The first was Paul Johnson's Intellectuals which didn't help me a whole lot other than heat up my interest on the subject and set me up for the second which was Cornel West's American Evasion of Philosophy. Since then, and without any assistance from much more than at long last disgust with the kind of bohemian The Nation was turning me into and a realization that I had babies to feed, I have saved myself from Leftist foolishness. And with the small regret that I have yet to get any decent material into me on the philosopher with hiking boots,
What I believe that I will find in parsing Goldberg's history is some clue as why black nationalists have largely turned progressive and embraced identity politics instead of embracing patriotism and embraced the conservative idea of the republic and the mainstream. That is because of affiliations between their intellectual heroes, duBois in particular and his affinity for William James who is back through Rousseau one of those who believes that we can do what we want to. Of course I'm not stating this properly - I have yet to read the book and Hewitt's interview with Goldberg is flooding me with associations.

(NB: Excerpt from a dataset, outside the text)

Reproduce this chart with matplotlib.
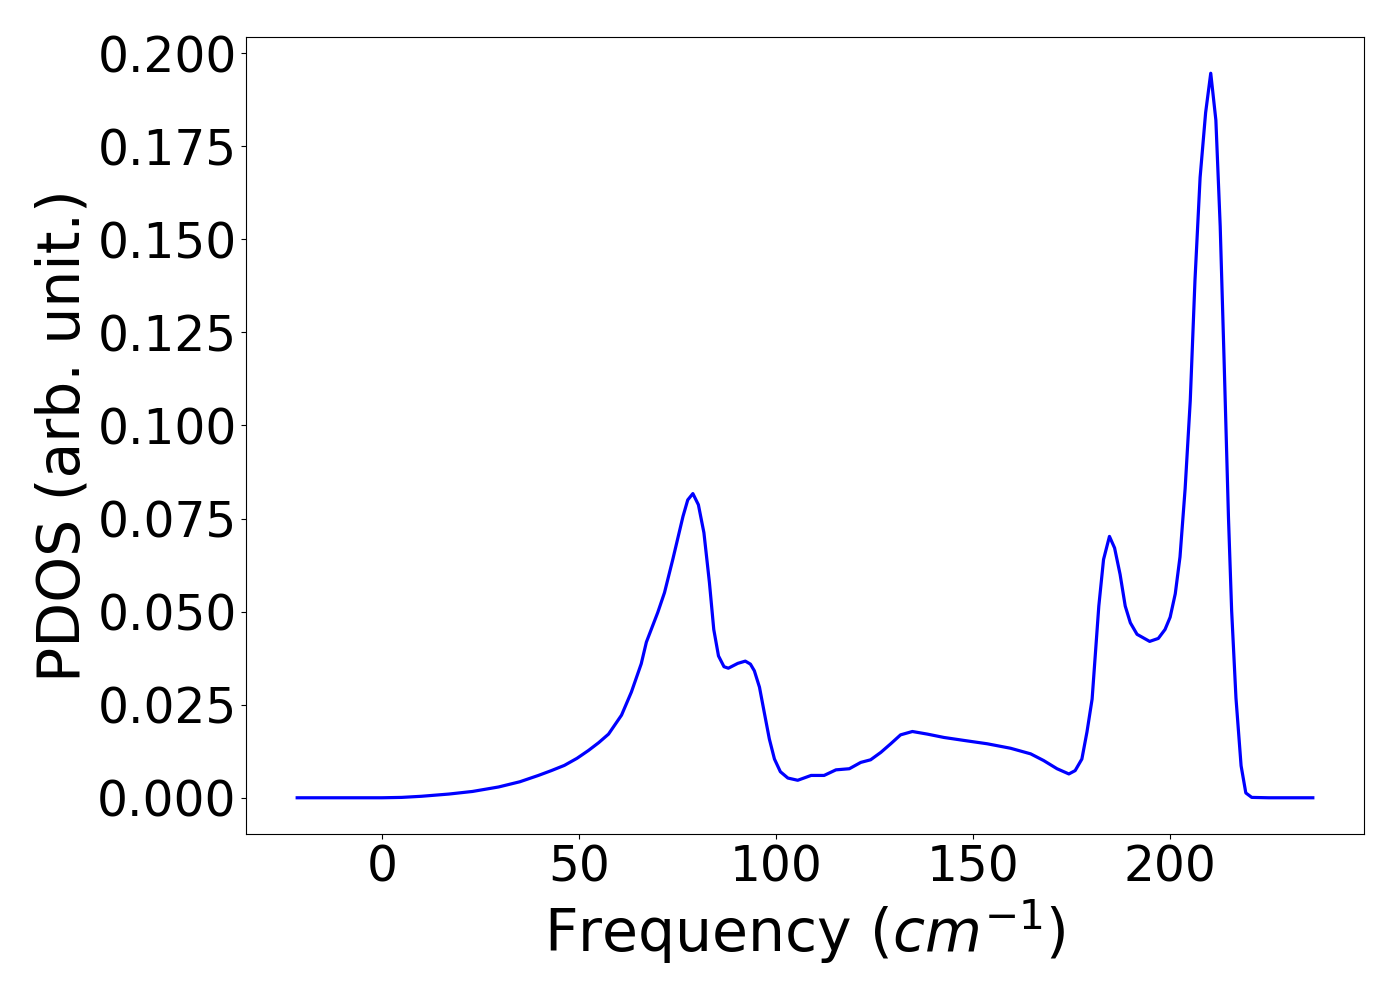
import matplotlib.pyplot as plt
from matplotlib.ticker import MultipleLocator, FormatStrFormatter

freq = [-21.5, -10, 0, 5, 10, 17, 23, 29.6, 35, 39.7, 43, 46.3, 49.5, 52.4, 55, 57.5,
        60.8, 63.3, 65.8, 67.1, 70, 71.7, 73.8, 76.4, 77.6, 78.9, 80.3, 81.7, 83.1,
        84.2, 85.4, 86.8, 87.9, 90.3, 92.2, 93.5, 94.5, 95.8, 97, 98.3, 99.6, 101.1,
        103, 105.5, 108.9, 112.2, 115.2, 118.6, 121.5, 124, 126.6, 129.1, 131.6,
        134.6, 138.4, 142.6, 147.7, 153.6, 159.5, 164.6, 167.9, 171.3, 174.3, 175.9,
        177.6, 178.9, 180.2, 181.9, 183.1, 184.6, 185.9, 187.3, 188.6, 189.9, 191.6,
        194.8, 197.0, 198.7, 200, 201.3, 202.5, 203.8, 205.1, 206.3, 207.6, 209.0,
        210.3, 211.6, 212.7, 213.7, 214.8, 215.6, 216.7, 218, 219.2, 220.7, 225,
        230, 236.2]
pdos = [0, 0, 0, 0.0001, 0.0004, 0.001, 0.0017, 0.0029, 0.0043, 0.006, 0.0073, 0.0087,
        0.0106, 0.0127, 0.0148, 0.0171, 0.0222, 0.0284, 0.036, 0.0418, 0.0498,
        0.0551, 0.064, 0.0756, 0.080, 0.0817, 0.0787, 0.0712, 0.0578, 0.0452, 0.0381,
        0.0352, 0.0348, 0.0361, 0.0367, 0.0359, 0.0341, 0.0297, 0.023, 0.0158, 0.0104,
        0.007, 0.0053, 0.0047, 0.006, 0.006, 0.0075, 0.0078, 0.0095, 0.0102, 0.0122,
        0.0145, 0.0169, 0.0178, 0.0171, 0.0162, 0.0154, 0.0145, 0.0133, 0.0118, 0.010,
        0.0078, 0.0064, 0.0073, 0.0104, 0.0177, 0.0265, 0.0515, 0.064, 0.0702, 0.0671,
        0.060, 0.0515, 0.047, 0.0439, 0.042, 0.0428, 0.0452, 0.0485, 0.0548, 0.0647,
        0.083, 0.1066, 0.139, 0.1666, 0.184, 0.1946, 0.182, 0.1535, 0.117, 0.0752,
        0.0503, 0.0268, 0.0086, 0.0013, 0.0001, 0, 0, 0]

fig, ax = plt.subplots(figsize=(14, 10), dpi=100)
fig.subplots_adjust(left=0.176, right=0.974, top=0.963, bottom=0.166)

ax.plot(freq, pdos, color="blue", linewidth=2.3)
ax.set_xlabel("Frequency ($cm^{-1}$)", fontsize=42)
ax.set_ylabel("PDOS (arb. unit.)", fontsize=42)
ax.yaxis.set_major_locator(MultipleLocator(0.025))
ax.yaxis.set_major_formatter(FormatStrFormatter("%.3f"))
ax.tick_params(labelsize=35)

fig.savefig("out.png")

American liberalism is a totalitarian, political religion, but not necessarily an Orwellian one. It is nice, not brutal. Nannying, not bullying, but it is definitely totalitarian, or holistic, if you prefer, and that liberalism today sees no realm of human life that is beyond political significance, from what you eat to what you smoke to what you say. Sex is political. Food is political. Sports, entertainment, your inner motives and your outer appearances all have political salience for liberal fascists.
Yes, yes, yes.
What I've always been talking about is liberal overproduction, but when it becomes clear of the ambit of power of the will to power of the Left, it puts everything in clear perspective. I heard it in Michelle Obama's UCLA speech, I heard it in the arguments of activists for the cause of Gay Marriage, I hear it in the ambitions of the Greens for planetary planning and I hear it in identity politics. It is the urge towards a holism, it is the totalitarian temptation, it is the attempt to soaking politics through and through with 'solutions' for every aspect of life.
Who is the war socialist? That's easy. The socialist at war, and that was FDR who wisely moderated his ambition, but Walter Lippman wanted him to go further, and his descendants and a number of others desire highly to create a new statist religion which makes the citizen a new man in a new well-wrapped universe. Goldberg shows the ways in which FDR was like Hitler as well as the way GWBush's compassionate conservatism was.
If there is a discussion to be kicked off here which is of particular interest to me among the many things that will flow from this is the extent to which my neoconservative bent towards nation-building following in the tradition of Wilson, apparently a liberal fascist of the first order, should find its theoretical limits. This will force me to reconsider the differences between neoconservatism and paleoconservatism in foreign policy and upon which principles I should guide intervention yet stay away from protectionism and isolationism.
Goldberg's Liberal Fascism also will get us closer to a workable definition of American Fascism that we really never resolved in this old debate. But it is a sterling warning against what Americans buy into for the sake of unity, and few topics can be as contemporarily pressing as that.